Starmer, meanwhile, sat looking as nervous as the speaker. His legs were tightly folded, one foot twitching into thin air, hands and papers lay protectively over his groin. Don’t take up poker, Sir Keir.

After letting PMQs overrun by 15 minutes, the speaker handed the chair to deputy Dame Rosie Winterton and sped from the chamber, brow furrowed. We later discovered that behind the scenes he was in deep disagreement with the clerk to the House of Commons, who published a letter taking issue with his ruling.

Labour began time-wasting. A stream of pretend points of order gushed from Starmer loyalists Lucy Powell, Liam Byrne and Dame Angela Eagle. From the SNP benches began a low, angry drumming that turned into their go-to battle cry: “disgrace!” Their opposition day was timed to end at 7pm sharp, see, and these tactics were burning up their allotted minutes.

Dame Rosie dashed out to mop Lindsay’s brow, and left surprised junior Sir Roger Gale in the chair. MPs wondered if the janitor would be asked to take over next. Clearly, something was going down in the speaker’s boudoir.
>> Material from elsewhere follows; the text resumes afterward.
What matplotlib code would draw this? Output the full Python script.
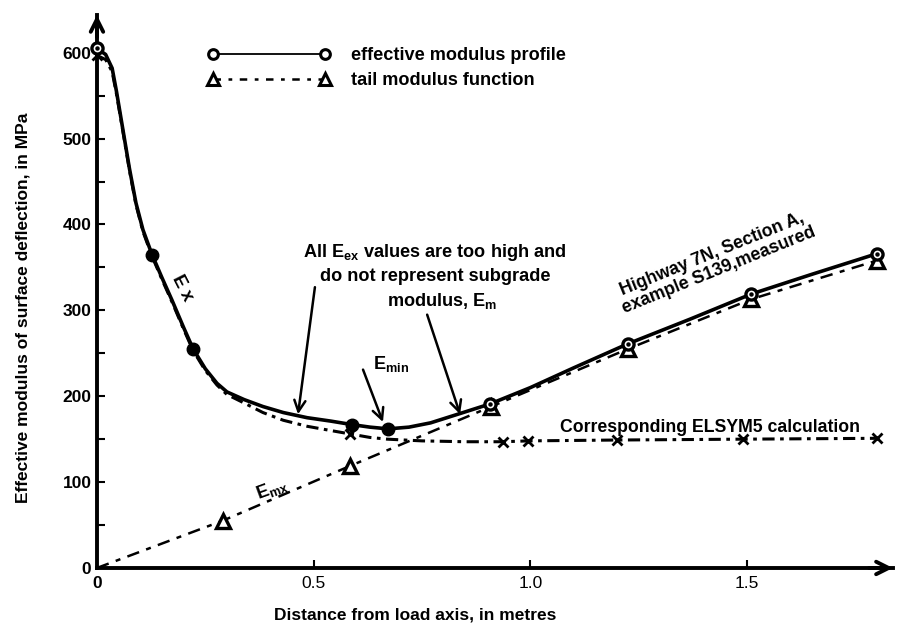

The clock-draining trickery continued. Labour’s Chris Bryant developed an acute interest in driving licences, using up another six minutes of SNP time with an impromptu speech. One of his better ones, oddly. Labour forced a division, which used up another 20 minutes. Some of their backbenchers mysteriously got lost in the “no” lobby and a search and rescue party was sent to find them.

Hoyle finally re-emerged, looking flustered, and announced his ruling. A day ago, I would have stated confidently that Sir Lindsay was a man without real enemies. In two short minutes, that changed.

Owen Thompson, the SNP chief whip, rose to protest. "We’ve already had a significant delay to the start of this motion and now we appear to be doing things in a way that’s never been done before. What’s the point?" The SNP benches burst into applause.

“Clapping won’t assist,” rebuked Sir Lindsay. Someone jeered: “It’s new rules.” Mr Speaker brusquely ruled that he would be taking no more points of order.

Sir Keir slipped out of the chamber before the Gaza debate began, vanishing so discreetly that I did not see if he mouthed “thank you” to the speaker, as a Conservative MP subsequently claimed.

David Lammy, the shadow foreign secretary, spoke for Labour. Chewing his words slowly like a juicy ham sandwich, he said it was time for the whole house to unite.

Few other MPs were as satisfied. Lib Dem Layla Moran, who has family in Gaza, was “speechless” with the way the debate had begun. Tory Tobias Ellwood called it a sad day for parliament, adding: “Shame on us for failing to find common ground.”

Meanwhile, in Gaza, the bombs continued to drop.